Exercise goal: Output the material beneath exactly, leaving nothing out.

Information shown:
-*-*-

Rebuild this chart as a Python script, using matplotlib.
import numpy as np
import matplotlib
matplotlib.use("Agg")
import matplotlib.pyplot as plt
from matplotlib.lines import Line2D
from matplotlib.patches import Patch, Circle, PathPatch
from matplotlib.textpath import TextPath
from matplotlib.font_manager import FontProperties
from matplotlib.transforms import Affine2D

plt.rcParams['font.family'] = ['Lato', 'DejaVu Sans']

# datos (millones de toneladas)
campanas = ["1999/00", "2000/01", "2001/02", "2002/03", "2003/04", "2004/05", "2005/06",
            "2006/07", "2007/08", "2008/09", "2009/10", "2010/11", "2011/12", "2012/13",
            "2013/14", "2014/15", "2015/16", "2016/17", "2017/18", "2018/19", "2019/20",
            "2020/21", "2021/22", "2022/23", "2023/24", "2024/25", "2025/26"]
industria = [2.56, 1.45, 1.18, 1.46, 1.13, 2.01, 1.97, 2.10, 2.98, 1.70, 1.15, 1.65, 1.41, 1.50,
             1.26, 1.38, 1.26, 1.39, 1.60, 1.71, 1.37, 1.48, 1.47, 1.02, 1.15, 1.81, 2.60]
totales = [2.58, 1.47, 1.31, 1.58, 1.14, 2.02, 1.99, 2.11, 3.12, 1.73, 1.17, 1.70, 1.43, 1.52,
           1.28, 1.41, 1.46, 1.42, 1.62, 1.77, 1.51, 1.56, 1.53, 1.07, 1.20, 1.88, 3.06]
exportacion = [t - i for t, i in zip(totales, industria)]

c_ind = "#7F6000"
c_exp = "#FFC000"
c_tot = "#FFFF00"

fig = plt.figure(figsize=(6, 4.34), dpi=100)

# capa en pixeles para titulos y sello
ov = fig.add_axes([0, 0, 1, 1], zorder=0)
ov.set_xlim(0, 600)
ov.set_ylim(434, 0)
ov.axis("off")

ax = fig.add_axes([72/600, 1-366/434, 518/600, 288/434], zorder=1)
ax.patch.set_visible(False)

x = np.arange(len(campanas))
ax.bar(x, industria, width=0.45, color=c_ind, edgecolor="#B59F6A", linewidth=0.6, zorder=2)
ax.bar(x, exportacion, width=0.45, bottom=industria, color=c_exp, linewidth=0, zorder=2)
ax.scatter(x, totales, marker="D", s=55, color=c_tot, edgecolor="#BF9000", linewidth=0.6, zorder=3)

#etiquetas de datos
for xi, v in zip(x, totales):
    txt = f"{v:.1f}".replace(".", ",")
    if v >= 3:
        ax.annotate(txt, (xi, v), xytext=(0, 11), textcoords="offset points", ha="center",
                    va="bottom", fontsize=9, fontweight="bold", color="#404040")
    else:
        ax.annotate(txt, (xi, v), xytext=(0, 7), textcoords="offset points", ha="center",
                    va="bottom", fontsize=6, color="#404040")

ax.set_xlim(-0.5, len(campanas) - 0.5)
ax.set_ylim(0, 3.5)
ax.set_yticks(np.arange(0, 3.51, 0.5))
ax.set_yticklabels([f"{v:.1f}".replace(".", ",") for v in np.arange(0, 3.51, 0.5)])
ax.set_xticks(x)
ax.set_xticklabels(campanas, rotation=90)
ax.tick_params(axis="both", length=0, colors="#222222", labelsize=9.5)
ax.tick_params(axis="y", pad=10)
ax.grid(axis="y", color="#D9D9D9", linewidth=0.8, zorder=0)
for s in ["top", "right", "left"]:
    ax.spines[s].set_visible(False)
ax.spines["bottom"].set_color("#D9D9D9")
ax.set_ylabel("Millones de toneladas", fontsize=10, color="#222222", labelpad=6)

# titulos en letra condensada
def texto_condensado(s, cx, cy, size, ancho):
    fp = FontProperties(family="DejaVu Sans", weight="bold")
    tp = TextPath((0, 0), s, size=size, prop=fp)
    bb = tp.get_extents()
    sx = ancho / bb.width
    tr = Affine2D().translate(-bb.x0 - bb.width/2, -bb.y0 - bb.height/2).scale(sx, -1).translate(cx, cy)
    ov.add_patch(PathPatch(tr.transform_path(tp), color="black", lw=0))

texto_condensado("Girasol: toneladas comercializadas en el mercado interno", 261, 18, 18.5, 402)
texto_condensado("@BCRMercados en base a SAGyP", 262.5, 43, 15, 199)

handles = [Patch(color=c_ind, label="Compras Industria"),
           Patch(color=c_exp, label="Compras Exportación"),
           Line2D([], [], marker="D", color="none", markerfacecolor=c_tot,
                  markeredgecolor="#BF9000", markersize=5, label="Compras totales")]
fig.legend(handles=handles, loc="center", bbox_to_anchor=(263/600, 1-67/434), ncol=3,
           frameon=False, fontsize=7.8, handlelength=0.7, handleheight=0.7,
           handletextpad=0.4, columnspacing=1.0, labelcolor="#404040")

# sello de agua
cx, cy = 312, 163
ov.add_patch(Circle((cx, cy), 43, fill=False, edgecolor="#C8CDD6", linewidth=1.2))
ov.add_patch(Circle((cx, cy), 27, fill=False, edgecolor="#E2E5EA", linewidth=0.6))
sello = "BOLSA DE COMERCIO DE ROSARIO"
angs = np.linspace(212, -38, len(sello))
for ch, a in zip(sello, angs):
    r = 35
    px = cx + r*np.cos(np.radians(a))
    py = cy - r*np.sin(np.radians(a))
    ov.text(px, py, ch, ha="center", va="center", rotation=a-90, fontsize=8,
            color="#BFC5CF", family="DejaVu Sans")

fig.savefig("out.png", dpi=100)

-*-*-

Exercise solution:
Rebuild this chart as a Python script, using matplotlib.
import numpy as np
import matplotlib
matplotlib.use("Agg")
import matplotlib.pyplot as plt
from matplotlib.lines import Line2D
from matplotlib.patches import Patch, Circle, PathPatch
from matplotlib.textpath import TextPath
from matplotlib.font_manager import FontProperties
from matplotlib.transforms import Affine2D

plt.rcParams['font.family'] = ['Lato', 'DejaVu Sans']

# datos (millones de toneladas)
campanas = ["1999/00", "2000/01", "2001/02", "2002/03", "2003/04", "2004/05", "2005/06",
            "2006/07", "2007/08", "2008/09", "2009/10", "2010/11", "2011/12", "2012/13",
            "2013/14", "2014/15", "2015/16", "2016/17", "2017/18", "2018/19", "2019/20",
            "2020/21", "2021/22", "2022/23", "2023/24", "2024/25", "2025/26"]
industria = [2.56, 1.45, 1.18, 1.46, 1.13, 2.01, 1.97, 2.10, 2.98, 1.70, 1.15, 1.65, 1.41, 1.50,
             1.26, 1.38, 1.26, 1.39, 1.60, 1.71, 1.37, 1.48, 1.47, 1.02, 1.15, 1.81, 2.60]
totales = [2.58, 1.47, 1.31, 1.58, 1.14, 2.02, 1.99, 2.11, 3.12, 1.73, 1.17, 1.70, 1.43, 1.52,
           1.28, 1.41, 1.46, 1.42, 1.62, 1.77, 1.51, 1.56, 1.53, 1.07, 1.20, 1.88, 3.06]
exportacion = [t - i for t, i in zip(totales, industria)]

c_ind = "#7F6000"
c_exp = "#FFC000"
c_tot = "#FFFF00"

fig = plt.figure(figsize=(6, 4.34), dpi=100)

# capa en pixeles para titulos y sello
ov = fig.add_axes([0, 0, 1, 1], zorder=0)
ov.set_xlim(0, 600)
ov.set_ylim(434, 0)
ov.axis("off")

ax = fig.add_axes([72/600, 1-366/434, 518/600, 288/434], zorder=1)
ax.patch.set_visible(False)

x = np.arange(len(campanas))
ax.bar(x, industria, width=0.45, color=c_ind, edgecolor="#B59F6A", linewidth=0.6, zorder=2)
ax.bar(x, exportacion, width=0.45, bottom=industria, color=c_exp, linewidth=0, zorder=2)
ax.scatter(x, totales, marker="D", s=55, color=c_tot, edgecolor="#BF9000", linewidth=0.6, zorder=3)

#etiquetas de datos
for xi, v in zip(x, totales):
    txt = f"{v:.1f}".replace(".", ",")
    if v >= 3:
        ax.annotate(txt, (xi, v), xytext=(0, 11), textcoords="offset points", ha="center",
                    va="bottom", fontsize=9, fontweight="bold", color="#404040")
    else:
        ax.annotate(txt, (xi, v), xytext=(0, 7), textcoords="offset points", ha="center",
                    va="bottom", fontsize=6, color="#404040")

ax.set_xlim(-0.5, len(campanas) - 0.5)
ax.set_ylim(0, 3.5)
ax.set_yticks(np.arange(0, 3.51, 0.5))
ax.set_yticklabels([f"{v:.1f}".replace(".", ",") for v in np.arange(0, 3.51, 0.5)])
ax.set_xticks(x)
ax.set_xticklabels(campanas, rotation=90)
ax.tick_params(axis="both", length=0, colors="#222222", labelsize=9.5)
ax.tick_params(axis="y", pad=10)
ax.grid(axis="y", color="#D9D9D9", linewidth=0.8, zorder=0)
for s in ["top", "right", "left"]:
    ax.spines[s].set_visible(False)
ax.spines["bottom"].set_color("#D9D9D9")
ax.set_ylabel("Millones de toneladas", fontsize=10, color="#222222", labelpad=6)

# titulos en letra condensada
def texto_condensado(s, cx, cy, size, ancho):
    fp = FontProperties(family="DejaVu Sans", weight="bold")
    tp = TextPath((0, 0), s, size=size, prop=fp)
    bb = tp.get_extents()
    sx = ancho / bb.width
    tr = Affine2D().translate(-bb.x0 - bb.width/2, -bb.y0 - bb.height/2).scale(sx, -1).translate(cx, cy)
    ov.add_patch(PathPatch(tr.transform_path(tp), color="black", lw=0))

texto_condensado("Girasol: toneladas comercializadas en el mercado interno", 261, 18, 18.5, 402)
texto_condensado("@BCRMercados en base a SAGyP", 262.5, 43, 15, 199)

handles = [Patch(color=c_ind, label="Compras Industria"),
           Patch(color=c_exp, label="Compras Exportación"),
           Line2D([], [], marker="D", color="none", markerfacecolor=c_tot,
                  markeredgecolor="#BF9000", markersize=5, label="Compras totales")]
fig.legend(handles=handles, loc="center", bbox_to_anchor=(263/600, 1-67/434), ncol=3,
           frameon=False, fontsize=7.8, handlelength=0.7, handleheight=0.7,
           handletextpad=0.4, columnspacing=1.0, labelcolor="#404040")

# sello de agua
cx, cy = 312, 163
ov.add_patch(Circle((cx, cy), 43, fill=False, edgecolor="#C8CDD6", linewidth=1.2))
ov.add_patch(Circle((cx, cy), 27, fill=False, edgecolor="#E2E5EA", linewidth=0.6))
sello = "BOLSA DE COMERCIO DE ROSARIO"
angs = np.linspace(212, -38, len(sello))
for ch, a in zip(sello, angs):
    r = 35
    px = cx + r*np.cos(np.radians(a))
    py = cy - r*np.sin(np.radians(a))
    ov.text(px, py, ch, ha="center", va="center", rotation=a-90, fontsize=8,
            color="#BFC5CF", family="DejaVu Sans")

fig.savefig("out.png", dpi=100)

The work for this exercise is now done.